Sure, but income tax is different than payroll tax, and some payroll taxes (the federal ones that support Social Security and Medicare, particularly) are split between the employee and the employer.
> Making the payee of US payroll taxes the employer rather than the employee would similarly be a de facto raise for almost all US workers at the time of implementation because the employer would effectively begin paying your income taxes.
I think you mean "payer" rather than "payee". The payee of federal income and payroll taxes is the federal government, not either the employee or the employer.
> So what I mean is, make the corporation pay it, not the employee. Assuming you actually want a tax on labor at all, given that it discourages hiring in your jurisdiction.
To the extent the US has a tax on labor qua labor (payroll tax vs. income tax), that's already halfway true (income tax isn't strictly a tax on labor, since its not limited solely to labor income.
All of that is true, but it seems like a pedantic tangent. Are you saying that converting personal and corporate income tax into employer-paid payroll tax would not be more difficult for corporations to avoid paying than existing corporate income tax?
> US gov wants to take something like 35% in taxes of "repatriated" earnings.

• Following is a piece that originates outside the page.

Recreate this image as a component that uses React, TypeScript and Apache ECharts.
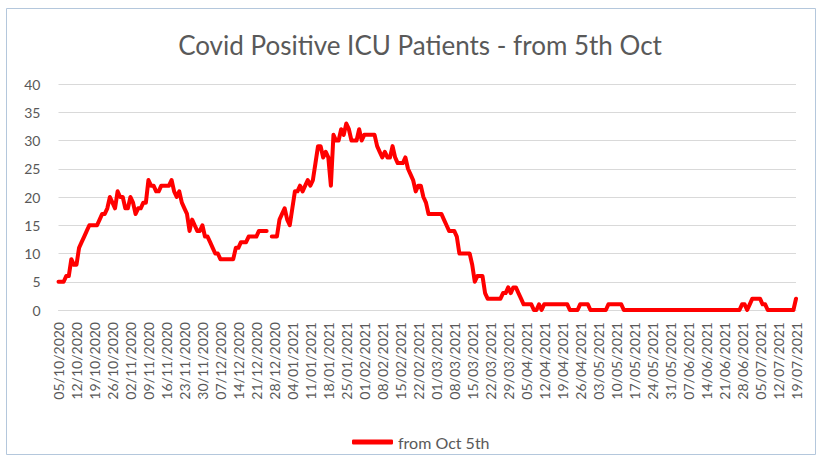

You are surprised that the US wants to tax earnings? The US taxes everyone's earnings. If they want to keep it overseas they can avoid the tax. If they want to bring it back they need to pay a tax on the amount minus the credit for the foreign tax already paid. They would have been taxed if they earned the money in the US, so I'm not sure why this is surprising.
Taxes and delays make it easier and faster to get debt than to move a couple billion from, say, France or China, to the US. It's complex, but there's a lot of stuff explaining this in other comments around here. I'm sure someone will do the break down again.
Can anyone explain why this is so? Because they are somehow getting a higher interest rate return on their reserves then they'd have to pay to borrow? (That would seem pretty impossible). Because they'd have to pay taxes if they use the foreign reserves? Something else?